> STATED PROBLEM
Leave out the pictures and copy everything else below exactly.

++++++++++++++++++++

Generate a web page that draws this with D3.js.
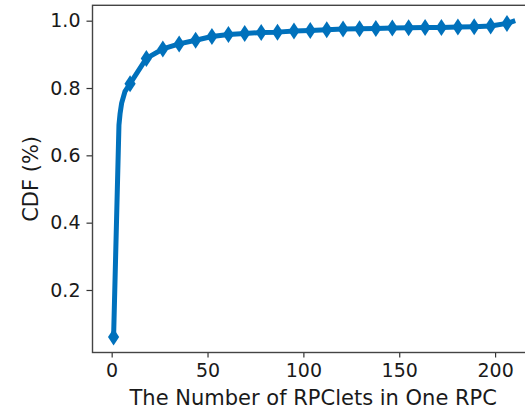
<!DOCTYPE html>
<html>
<head>
<meta charset="utf-8">
<script src="https://cdn.jsdelivr.net/npm/d3@7"></script>
<style>
    body { margin: 0; background: #fff; }
    svg { display: block; }
    .tick text { font-family: "DejaVu Sans", sans-serif; font-size: 19px; fill: #1a1a1a; }
    .axisLabel { font-family: "DejaVu Sans", sans-serif; font-size: 21px; fill: #1a1a1a; }
</style>
</head>
<body>
<script>
//marker positions (number of RPClets) and their CDF values
var markerX = [1, 9.6, 18.1, 26.7, 35.2, 43.8, 52.3, 60.9, 69.4, 78.0, 86.5, 95.1, 103.6,
    112.2, 120.7, 129.3, 137.8, 146.4, 154.9, 163.5, 172.0, 180.6, 189.1, 197.7, 206.2];
var markerCdf = [0.060, 0.813, 0.888, 0.916, 0.931, 0.942, 0.953, 0.959, 0.962, 0.965, 0.966, 0.969, 0.971,
    0.973, 0.975, 0.976, 0.977, 0.978, 0.979, 0.980, 0.980, 0.981, 0.982, 0.984, 0.992];

//extra points of the curve that carry no marker
var bendX = [3.8, 4.4, 5.2, 6.9, 210.5];
var bendCdf = [0.690, 0.725, 0.755, 0.789, 1.0];

//tick labels
var xTicks = [0, 50, 100, 150, 200];
var yTicks = [0.2, 0.4, 0.6, 0.8, 1.0];

function init() {
    var width = 525, height = 411;
    var plot = { left: 92.5, top: 5.3, right: 534, bottom: 352.5 };
    var blue = "#0071bc";

    var svg = d3.select("body").append("svg")
        .attr("width", width)
        .attr("height", height);

    var xScale = d3.scaleLinear()
        .domain([-10, 220.3])
        .range([plot.left, plot.right]);

    var yScale = d3.scaleLinear()
        .domain([0.0143, 1.0457])
        .range([plot.bottom, plot.top]);

    //x axis
    svg.append("g")
        .attr("transform", "translate(0," + plot.bottom + ")")
        .call(d3.axisBottom(xScale).tickValues(xTicks).tickSize(5).tickPadding(6).tickFormat(d3.format("d")))
        .call(function (g) { g.select(".domain").remove(); })
        .call(function (g) { g.selectAll(".tick line").attr("stroke", "#333").attr("stroke-width", 1.2); });

    //y axis
    svg.append("g")
        .attr("transform", "translate(" + plot.left + ",0)")
        .call(d3.axisLeft(yScale).tickValues(yTicks).tickSize(6).tickPadding(6).tickFormat(d3.format(".1f")))
        .call(function (g) { g.select(".domain").remove(); })
        .call(function (g) { g.selectAll(".tick line").attr("stroke", "#333").attr("stroke-width", 1.2); });

    //frame
    svg.append("rect")
        .attr("x", plot.left)
        .attr("y", plot.top)
        .attr("width", plot.right - plot.left)
        .attr("height", plot.bottom - plot.top)
        .attr("fill", "none")
        .attr("stroke", "#444")
        .attr("stroke-width", 1.4);

    //merge marker points and bend points into the curve
    var points = markerX.map(function (x, i) { return [x, markerCdf[i]]; })
        .concat(bendX.map(function (x, i) { return [x, bendCdf[i]]; }))
        .sort(function (a, b) { return a[0] - b[0]; });

    var line = d3.line()
        .x(function (d) { return xScale(d[0]); })
        .y(function (d) { return yScale(d[1]); });

    svg.append("path")
        .datum(points)
        .attr("d", line)
        .attr("fill", "none")
        .attr("stroke", blue)
        .attr("stroke-width", 5)
        .attr("stroke-linejoin", "round");

    //thin diamond markers
    var diamond = "M0,-8.5L5.6,0L0,8.5L-5.6,0Z";
    svg.selectAll(".marker")
        .data(markerX)
        .enter()
        .append("path")
        .attr("class", "marker")
        .attr("d", diamond)
        .attr("transform", function (d, i) { return "translate(" + xScale(d) + "," + yScale(markerCdf[i]) + ")"; })
        .attr("fill", blue);

    //axis labels
    svg.append("text")
        .attr("class", "axisLabel")
        .attr("x", (plot.left + plot.right) / 2)
        .attr("y", 405)
        .attr("text-anchor", "middle")
        .text("The Number of RPClets in One RPC");

    svg.append("text")
        .attr("class", "axisLabel")
        .attr("transform", "translate(38," + (plot.top + plot.bottom) / 2 + ") rotate(-90)")
        .attr("text-anchor", "middle")
        .text("CDF (%)");
}

window.onload = init;
</script>
</body>
</html>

++++++++++++++++++++

> FULL ANSWER
Generate a web page that draws this with D3.js.
<!DOCTYPE html>
<html>
<head>
<meta charset="utf-8">
<script src="https://cdn.jsdelivr.net/npm/d3@7"></script>
<style>
    body { margin: 0; background: #fff; }
    svg { display: block; }
    .tick text { font-family: "DejaVu Sans", sans-serif; font-size: 19px; fill: #1a1a1a; }
    .axisLabel { font-family: "DejaVu Sans", sans-serif; font-size: 21px; fill: #1a1a1a; }
</style>
</head>
<body>
<script>
//marker positions (number of RPClets) and their CDF values
var markerX = [1, 9.6, 18.1, 26.7, 35.2, 43.8, 52.3, 60.9, 69.4, 78.0, 86.5, 95.1, 103.6,
    112.2, 120.7, 129.3, 137.8, 146.4, 154.9, 163.5, 172.0, 180.6, 189.1, 197.7, 206.2];
var markerCdf = [0.060, 0.813, 0.888, 0.916, 0.931, 0.942, 0.953, 0.959, 0.962, 0.965, 0.966, 0.969, 0.971,
    0.973, 0.975, 0.976, 0.977, 0.978, 0.979, 0.980, 0.980, 0.981, 0.982, 0.984, 0.992];

//extra points of the curve that carry no marker
var bendX = [3.8, 4.4, 5.2, 6.9, 210.5];
var bendCdf = [0.690, 0.725, 0.755, 0.789, 1.0];

//tick labels
var xTicks = [0, 50, 100, 150, 200];
var yTicks = [0.2, 0.4, 0.6, 0.8, 1.0];

function init() {
    var width = 525, height = 411;
    var plot = { left: 92.5, top: 5.3, right: 534, bottom: 352.5 };
    var blue = "#0071bc";

    var svg = d3.select("body").append("svg")
        .attr("width", width)
        .attr("height", height);

    var xScale = d3.scaleLinear()
        .domain([-10, 220.3])
        .range([plot.left, plot.right]);

    var yScale = d3.scaleLinear()
        .domain([0.0143, 1.0457])
        .range([plot.bottom, plot.top]);

    //x axis
    svg.append("g")
        .attr("transform", "translate(0," + plot.bottom + ")")
        .call(d3.axisBottom(xScale).tickValues(xTicks).tickSize(5).tickPadding(6).tickFormat(d3.format("d")))
        .call(function (g) { g.select(".domain").remove(); })
        .call(function (g) { g.selectAll(".tick line").attr("stroke", "#333").attr("stroke-width", 1.2); });

    //y axis
    svg.append("g")
        .attr("transform", "translate(" + plot.left + ",0)")
        .call(d3.axisLeft(yScale).tickValues(yTicks).tickSize(6).tickPadding(6).tickFormat(d3.format(".1f")))
        .call(function (g) { g.select(".domain").remove(); })
        .call(function (g) { g.selectAll(".tick line").attr("stroke", "#333").attr("stroke-width", 1.2); });

    //frame
    svg.append("rect")
        .attr("x", plot.left)
        .attr("y", plot.top)
        .attr("width", plot.right - plot.left)
        .attr("height", plot.bottom - plot.top)
        .attr("fill", "none")
        .attr("stroke", "#444")
        .attr("stroke-width", 1.4);

    //merge marker points and bend points into the curve
    var points = markerX.map(function (x, i) { return [x, markerCdf[i]]; })
        .concat(bendX.map(function (x, i) { return [x, bendCdf[i]]; }))
        .sort(function (a, b) { return a[0] - b[0]; });

    var line = d3.line()
        .x(function (d) { return xScale(d[0]); })
        .y(function (d) { return yScale(d[1]); });

    svg.append("path")
        .datum(points)
        .attr("d", line)
        .attr("fill", "none")
        .attr("stroke", blue)
        .attr("stroke-width", 5)
        .attr("stroke-linejoin", "round");

    //thin diamond markers
    var diamond = "M0,-8.5L5.6,0L0,8.5L-5.6,0Z";
    svg.selectAll(".marker")
        .data(markerX)
        .enter()
        .append("path")
        .attr("class", "marker")
        .attr("d", diamond)
        .attr("transform", function (d, i) { return "translate(" + xScale(d) + "," + yScale(markerCdf[i]) + ")"; })
        .attr("fill", blue);

    //axis labels
    svg.append("text")
        .attr("class", "axisLabel")
        .attr("x", (plot.left + plot.right) / 2)
        .attr("y", 405)
        .attr("text-anchor", "middle")
        .text("The Number of RPClets in One RPC");

    svg.append("text")
        .attr("class", "axisLabel")
        .attr("transform", "translate(38," + (plot.top + plot.bottom) / 2 + ") rotate(-90)")
        .attr("text-anchor", "middle")
        .text("CDF (%)");
}

window.onload = init;
</script>
</body>
</html>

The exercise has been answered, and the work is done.